Regardless of the real cause of the quake, the emotion was evident, as crowds of people, many openly weeping, took to the streets to celebrate the historic win.
A less than perfect build-up
The reigning champions have endured a rocky build-up to Russia 2018.
Despite a plethora of depth and talent -- a second string German team won the Confederations Cup last year -- the German side arrived in Moscow Sunday on the back of a poor run of form.
Die Mannschaft have won just once in their past four games, that being a narrow 2-1 home win against Saudi Arabia. In addition, two members of the squad have come under the spotlight for being photographed alongside Turkish president Recep Tayyip Erdogan.
Mesut Ozil and Ilkay Gundogan, both of Turkish descent, met Erdogan last month with Reuters reporting that both were criticized by German politicians for doing so.
The pair assured manager Joachim Low they were not trying to make a political point, but Gundogan was booed when he appeared as a substitute against Saudi Arabia.
While Ozil started against Mexico in Moscow, Gundogan was an unused substitute.
Yet there were no audible signs of discontent from the sizable German contingent in the crowd.
Mexico, conversely, have been riding the crest of a wave coming into Russia 2018.
El Tri topped CONCACAF qualifying for the first time since 1998 and the feel good factor continued last week as they were awarded the right to co-host the 2026 World Cup alongside the US and Canada.
Those two contrasting moods seemed evident in opening exchanges, as Germany appeared somewhat sluggish and labored.
Mexico, meanwhile, were lively and full of energy and the front three of Javier Hernandez, Hirving Lozano and Carlos Vela combined early on to force Jerome Boateng into a last-ditch tackle.
The resulting corner caused panic in the Germany box, before a grateful Manuel Neuer pounced on the ball.

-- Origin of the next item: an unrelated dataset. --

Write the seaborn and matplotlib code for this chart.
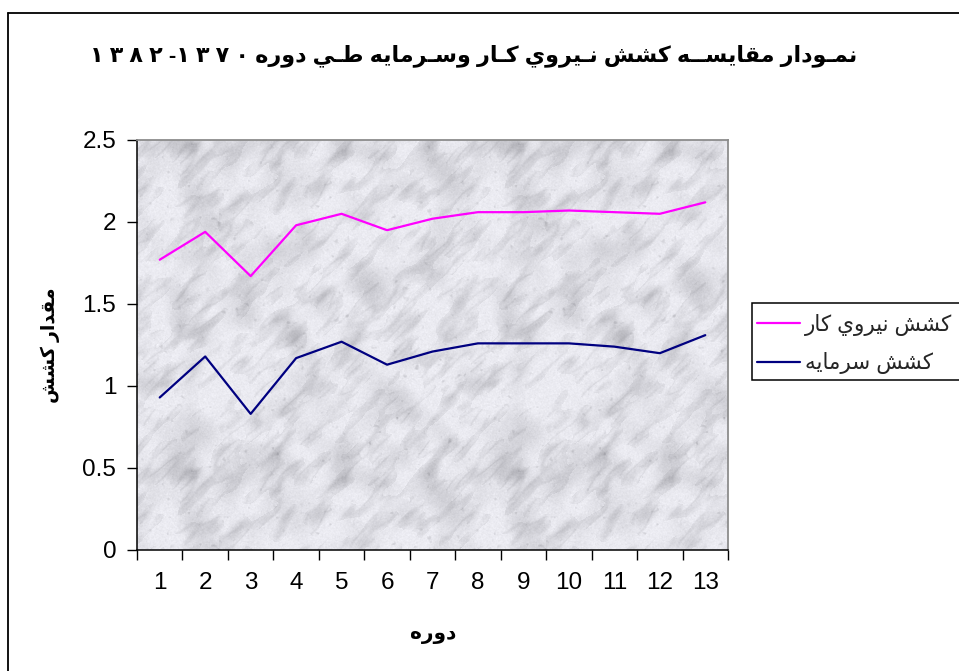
import re
import numpy as np
import pandas as pd
import seaborn as sns
import matplotlib
matplotlib.use("Agg")
import matplotlib.pyplot as plt
from matplotlib.lines import Line2D
from matplotlib.patches import Rectangle

# ---- data -------------------------------------------------------------
periods = list(range(1, 14))
labour_elasticity = [1.77, 1.94, 1.67, 1.98, 2.05, 1.95, 2.02, 2.06, 2.06, 2.07, 2.06, 2.05, 2.12]
capital_elasticity = [0.93, 1.18, 0.83, 1.17, 1.27, 1.13, 1.21, 1.26, 1.26, 1.26, 1.24, 1.20, 1.31]
series_names = ["كشش نيروي كار", "كشش سرمايه"]
y_ticks = [0, 0.5, 1, 1.5, 2, 2.5]
y_tick_labels = ["0", "0.5", "1", "1.5", "2", "2.5"]
title_text = "نمـودار مقايســه كشش نـيروي كـار وسـرمايه طـي دوره ١٣٧٠- ١٣٨٢"
x_label_text = "دوره"
y_label_text = "مقدار كشش"

# ---- minimal Arabic shaping (presentation forms + right-to-left order) --
FORMS = {
    "ا": ("\uFE8D", "\uFE8E", None, None),
    "د": ("\uFEA9", "\uFEAA", None, None),
    "ر": ("\uFEAD", "\uFEAE", None, None),
    "و": ("\uFEED", "\uFEEE", None, None),
    "ن": ("\uFEE5", "\uFEE6", "\uFEE7", "\uFEE8"),
    "م": ("\uFEE1", "\uFEE2", "\uFEE3", "\uFEE4"),
    "ق": ("\uFED5", "\uFED6", "\uFED7", "\uFED8"),
    "ي": ("\uFEF1", "\uFEF2", "\uFEF3", "\uFEF4"),
    "س": ("\uFEB1", "\uFEB2", "\uFEB3", "\uFEB4"),
    "ش": ("\uFEB5", "\uFEB6", "\uFEB7", "\uFEB8"),
    "ه": ("\uFEE9", "\uFEEA", "\uFEEB", "\uFEEC"),
    "ك": ("\uFED9", "\uFEDA", "\uFEDB", "\uFEDC"),
    "ط": ("\uFEC1", "\uFEC2", "\uFEC3", "\uFEC4"),
    "ـ": ("\u0640", "\u0640", "\u0640", "\u0640"),
}
DIGITS = "\u0660-\u0669"


def _dual(ch):
    return ch in FORMS and FORMS[ch][2] is not None


def rtl(text, digit_gap=""):
    out = []
    for i, ch in enumerate(text):
        if ch not in FORMS:
            out.append(ch)
            continue
        prev = text[i - 1] if i > 0 else ""
        nxt = text[i + 1] if i + 1 < len(text) else ""
        jp = _dual(prev)
        jn = _dual(ch) and nxt in FORMS
        idx = 3 if (jp and jn) else 1 if jp else 2 if jn else 0
        out.append(FORMS[ch][idx])
    shaped = "".join(out)
    runs = re.findall(f"[{DIGITS}]+|[^{DIGITS}]+", shaped)
    vis = []
    for r in runs[::-1]:
        if re.match(f"[{DIGITS}]", r):
            vis.append(digit_gap.join(r))
        else:
            vis.append(r[::-1])
    return "".join(vis)


# ---- marble plot-area fill -------------------------------------------
def marble_tile(n=327, seed=5):
    rng = np.random.default_rng(seed)
    ky = np.fft.fftfreq(n)[:, None]
    kx = np.fft.fftfreq(n)[None, :]
    u = (kx + ky) / np.sqrt(2)
    v = (kx - ky) / np.sqrt(2)

    def field(scale, aniso=1.0):
        w = rng.standard_normal((n, n))
        filt = np.exp(-((u * scale / aniso) ** 2 + (v * scale * aniso) ** 2))
        f = np.real(np.fft.ifft2(np.fft.fft2(w) * filt))
        return (f - f.mean()) / f.std()

    cloud = field(45)
    cloud2 = field(24, 1.5)
    veins = field(20, 2.0)
    spots = field(6)
    fine = field(2.0)
    val = (0.905
           - 0.035 * np.maximum(cloud, -0.5)
           - 0.035 * np.maximum(cloud2 - 0.2, 0)
           - 0.05 * np.exp(-(veins * 1.4) ** 2) * (cloud2 > -0.2)
           - 0.06 * np.maximum(spots - 1.8, 0)
           + 0.010 * fine)
    return np.clip(val, 0.64, 0.975)


# ---- figure -----------------------------------------------------------
sns.set_theme(style="white")
plt.rcParams["font.family"] = ["Liberation Sans", "DejaVu Sans"]

W, H = 959, 671
fig = plt.figure(figsize=(W / 100, H / 100), dpi=100)
fig.patch.set_facecolor("white")
ax = fig.add_axes([137 / W, 1 - 550 / H, 591 / W, 410 / H])

tile = marble_tile()
big = np.tile(tile, (2, 2))[:410, :591]
rgb = np.dstack([big, big, np.clip(big + 0.025, 0, 1)])
ax.imshow(rgb, extent=(0, 1, 0, 1), transform=ax.transAxes, aspect="auto",
          zorder=0, interpolation="bilinear")

names = [rtl(s) for s in series_names]
df = pd.DataFrame({
    "period": periods * 2,
    "value": labour_elasticity + capital_elasticity,
    "series": [names[0]] * len(periods) + [names[1]] * len(periods),
})
sns.lineplot(data=df, x="period", y="value", hue="series",
             palette={names[0]: "#FF00FF", names[1]: "#000080"},
             linewidth=1.6, ax=ax, sort=False, zorder=3)

ax.set_xlim(0.5, 13.5)
ax.set_ylim(0, 2.5)
ax.set_xlabel("")
ax.set_ylabel("")

# category axis: ticks between categories, labels at the centres
ax.set_xticks(np.arange(0.5, 13.6, 1))
ax.set_xticklabels([])
ax.set_xticks(periods, minor=True)
ax.set_xticklabels([str(p) for p in periods], minor=True)
ax.tick_params(axis="x", which="major", bottom=True, direction="out",
               length=7, width=1, color="black")
ax.tick_params(axis="x", which="minor", bottom=True, length=0, pad=16,
               labelsize=17.5, labelcolor="black")
ax.set_yticks(y_ticks)
ax.set_yticklabels(y_tick_labels)
ax.tick_params(axis="y", left=True, direction="out", length=7, width=1,
               color="black", pad=8, labelsize=17.5, labelcolor="black")

for side in ("left", "bottom"):
    ax.spines[side].set_color("black")
    ax.spines[side].set_linewidth(1.1)
for side in ("top", "right"):
    ax.spines[side].set_color("#8c8c8c")
    ax.spines[side].set_linewidth(1.3)

# legend
handles, labels = ax.get_legend_handles_labels()
ax.get_legend().remove()
fig.add_artist(Rectangle((752 / W, 1 - 380 / H), (990 - 752) / W, (380 - 303) / H,
                         transform=fig.transFigure, facecolor="white",
                         edgecolor="black", linewidth=1.1, clip_on=False))
fig.legend(handles, labels, loc="center left",
           bbox_to_anchor=(757 / W, 1 - 344 / H), frameon=False,
           fontsize=15.5, handlelength=2.0, handletextpad=0.25,
           labelspacing=0.75, borderpad=0, borderaxespad=0)

# texts
fig.text(474 / W, 1 - 56 / H, rtl(title_text, digit_gap=" "), ha="center",
         va="center", fontsize=16, fontweight="bold", color="black")
fig.text(433 / W, 1 - 634 / H, rtl(x_label_text), ha="center", va="center",
         fontsize=14.5, fontweight="bold", color="black")
fig.text(50 / W, 1 - 345 / H, rtl(y_label_text), ha="center", va="center",
         rotation=90, fontsize=13.5, fontweight="bold", color="black")

# chart-area border
fig.add_artist(Line2D([8 / W, 8 / W], [0, 1 - 13 / H], transform=fig.transFigure,
                      color="black", linewidth=1.3))
fig.add_artist(Line2D([8 / W, 1], [1 - 13 / H, 1 - 13 / H], transform=fig.transFigure,
                      color="black", linewidth=1.3))

fig.savefig("out.png", dpi=100)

Germany appeared rattled but that early foray forward seemed to spark them into life, as exciting young striker Timo Werner immediately went up the other end and flashed a shot across Guillermo Ochoa's goal.
But any ideas that Germany would waltz to three points in Moscow were quickly quashed.
Mexico are no World Cup novices, only Brazil and today's opponents have advanced from the group stages more often in the past nine tournaments.
It was soon evident the first half was following a certain pattern: Germany attacking, Mexico hitting their opponents on the counter-attack..
But Mexico were creating by far the better opportunities and coach Juan Carlos Osorio was soon awarded for his flawless tactical plan.
It was on another break that Hernandez came short and played a one-two with Carlos Vela, before playing the ball through to the marauding Lozano.
The PSV forward cut inside Ozil and beat Neuer at this near post to send the huge swathes of green shirts in the stadium wild.
Osorio was certainly living up to his pre-tournament promise.
"We will play good football, attractive football, you will see a great match and feel good about your team," he told reporters before the match.
The second half continued in much the same vein, with Mexico wasting chance after chance on the break to put the game to bed, first through Hernandez's wasteful pass and then through Miguel Layun's two wayward strikes.
Osorio became more cautious, taking off Vela and Lozano for Raul Jimenez and Edson Alvarez, before introducing Mexico legend Rafa Marquez, who became only the third player to play at five World Cups and the first in history to captain a country in five.
His calming influence was crucial, marshaling the space in front of Mexico's back four as wave after wave of German attacks descended on the area.
Low brought on striker Mario Gomez in a final attempt to rescue a point but the Stuttgart forward missed a late header and El Tri held on for their first ever win over Germany in a World Cup.